Monday, March 10, 2014

Baked Fish Fillets with Mushroom Stuffing

Baked Fish Fillets with Mushroom Stuffing

 Baked Fish Fillets with Mushroom Stuffing

  Serves 3-4

Ingredients
 4 large Dover sole fillets, skinned
 8 oz (225 g) dark-gilled mushrooms, finely chopped
 1 oz (25 g) butter
 1 tablespoon oil
 1 small onion, finely chopped
 freshly grated nutmeg
 1 level tablespoon finely chopped parsley
 5 fl oz (150 ml) dry white wine or cider
 2 level tablespoons plain flour
 5 fl oz (150 ml) milk
 lemon juice
 1 tablespoon double cream
 salt and freshly milled black pepper
To garnish:
 few sprigs watercress
 Pre-heat the oven to gas mark 4, 350ºF (180ºC).
First of all melt half the butter and all the oil together in a pan and fry the onion gently until soft and golden.

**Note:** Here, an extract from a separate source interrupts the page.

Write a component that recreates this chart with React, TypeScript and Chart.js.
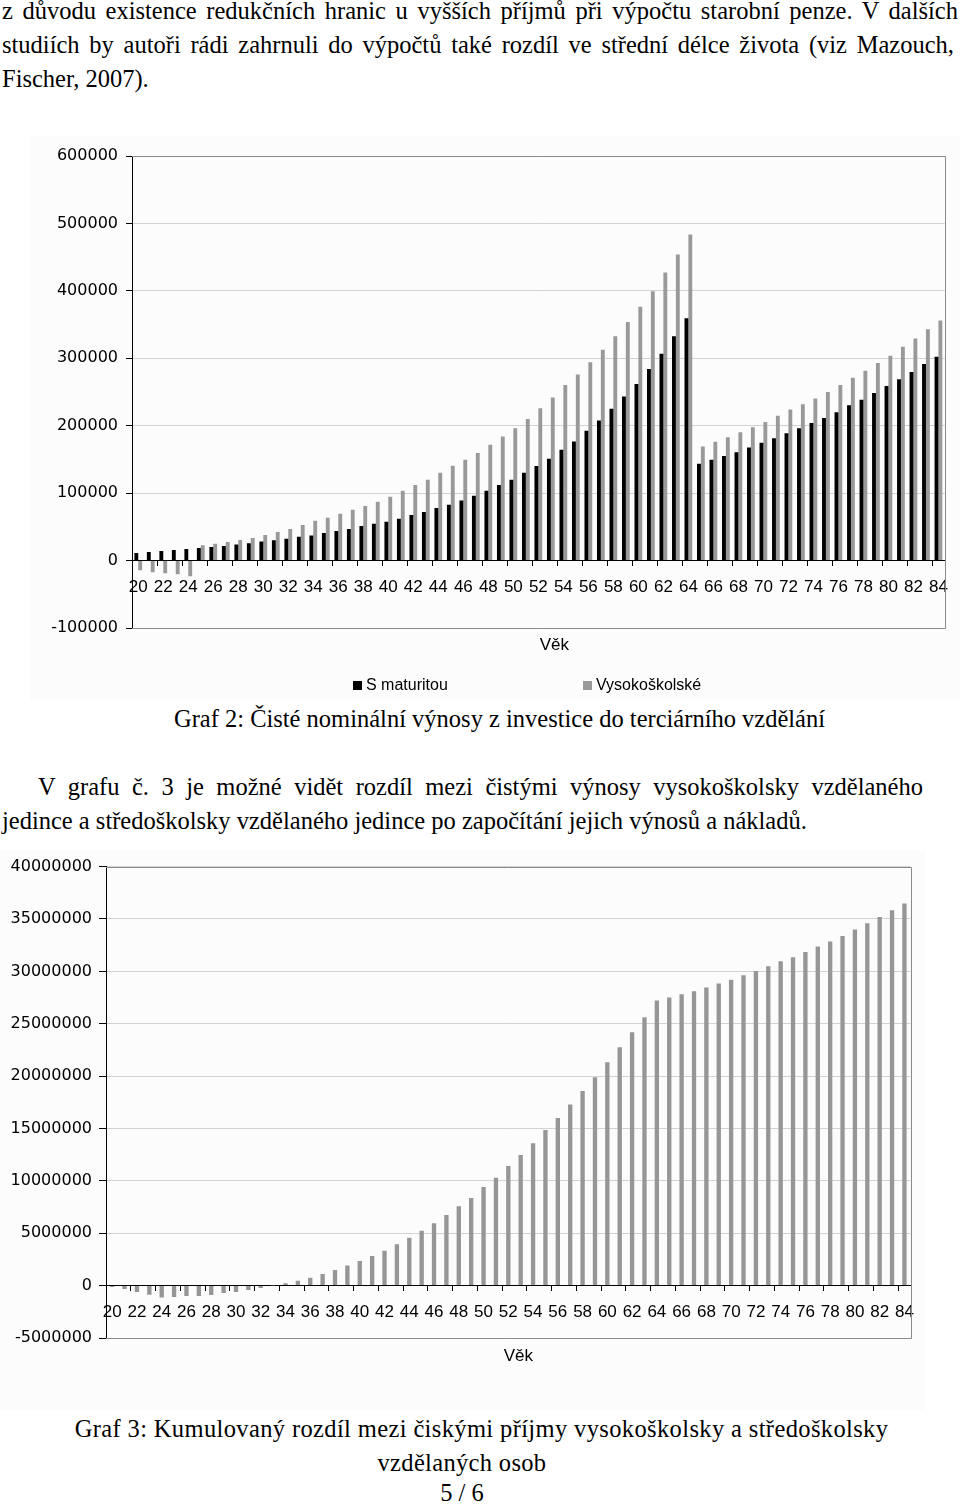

Add the mushrooms and cook until all the juices have evaporated and the remaining mixture is a dryish, spreadable paste – this will probably take about 20 minutes.

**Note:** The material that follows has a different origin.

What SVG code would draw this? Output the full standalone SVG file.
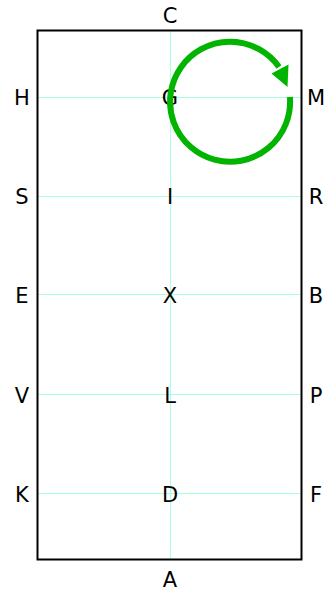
<svg xmlns="http://www.w3.org/2000/svg" width="336" height="594" viewBox="0 0 336 594">
<style>
.grid{stroke:#aaffdd;stroke-width:1;fill:none}
.lbl{font-family:"DejaVu Sans",sans-serif;font-size:21px;fill:#000;text-anchor:middle}
</style>
<rect width="336" height="594" fill="#fff"/>
<g id="grid">
<line class="grid" x1="170.5" y1="30" x2="170.5" y2="559"/>
<line class="grid" x1="37" y1="97.5" x2="301" y2="97.5"/>
<line class="grid" x1="37" y1="196.5" x2="301" y2="196.5"/>
<line class="grid" x1="37" y1="294.5" x2="301" y2="294.5"/>
<line class="grid" x1="37" y1="394.5" x2="301" y2="394.5"/>
<line class="grid" x1="37" y1="493.5" x2="301" y2="493.5"/>
</g>
<g id="frame"><rect x="37.5" y="30.5" width="264" height="529" fill="none" stroke="#000" stroke-width="2"/></g>
<g id="labels">
<text class="lbl" x="170" y="23">C</text>
<text class="lbl" x="170" y="587">A</text>
<text class="lbl" x="22" y="105">H</text>
<text class="lbl" x="170" y="105">G</text>
<text class="lbl" x="316" y="105">M</text>
<text class="lbl" x="22" y="204">S</text>
<text class="lbl" x="170" y="204">I</text>
<text class="lbl" x="316" y="204">R</text>
<text class="lbl" x="22" y="303">E</text>
<text class="lbl" x="170" y="303">X</text>
<text class="lbl" x="316" y="303">B</text>
<text class="lbl" x="22" y="403">V</text>
<text class="lbl" x="170" y="403">L</text>
<text class="lbl" x="316" y="403">P</text>
<text class="lbl" x="22" y="502">K</text>
<text class="lbl" x="170" y="502">D</text>
<text class="lbl" x="316" y="502">F</text>
</g>
<g id="connectors">
<path d="M 289.9 97 A 60 60 0 1 1 279 67" fill="none" stroke="#00b400" stroke-width="6"/>
<polygon points="287.5,87 271.5,73.5 288.5,64.5" fill="#00b400"/>
</g>
</svg>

Remove from the heat, season with salt, pepper and nutmeg, then transfer all but 2 tablespoons of the mixture to a basin and mix with the parsley.

Next cut the fish fillets in half lengthways and spread an equal quantity of the mushroom mixture on the skinned side of each piece. Roll up the fillets from the head to the tail end and place closely together in a baking dish.

Pour in the wine or cider, place a piece of buttered silicone paper (parchment) directly on top of the fish and bake in the oven for 20 minutes.

Meanwhile, melt the remaining butter in a saucepan, blend in the flour and cook for 2 minutes, stirring continuously. When the fish is ready, transfer it to a warmed serving dish, using a draining spoon; cover and keep warm.

Now add the cooking liquid to the butter and flour mixture, beating all the time to get a smooth sauce, and also blend in the milk.

Then bring to boiling point, stirring all the time, add the remaining mushroom mixture, season with salt, pepper and a squeeze of lemon juice and stir in the cream.

Pour over the fish and serve garnished with watercress.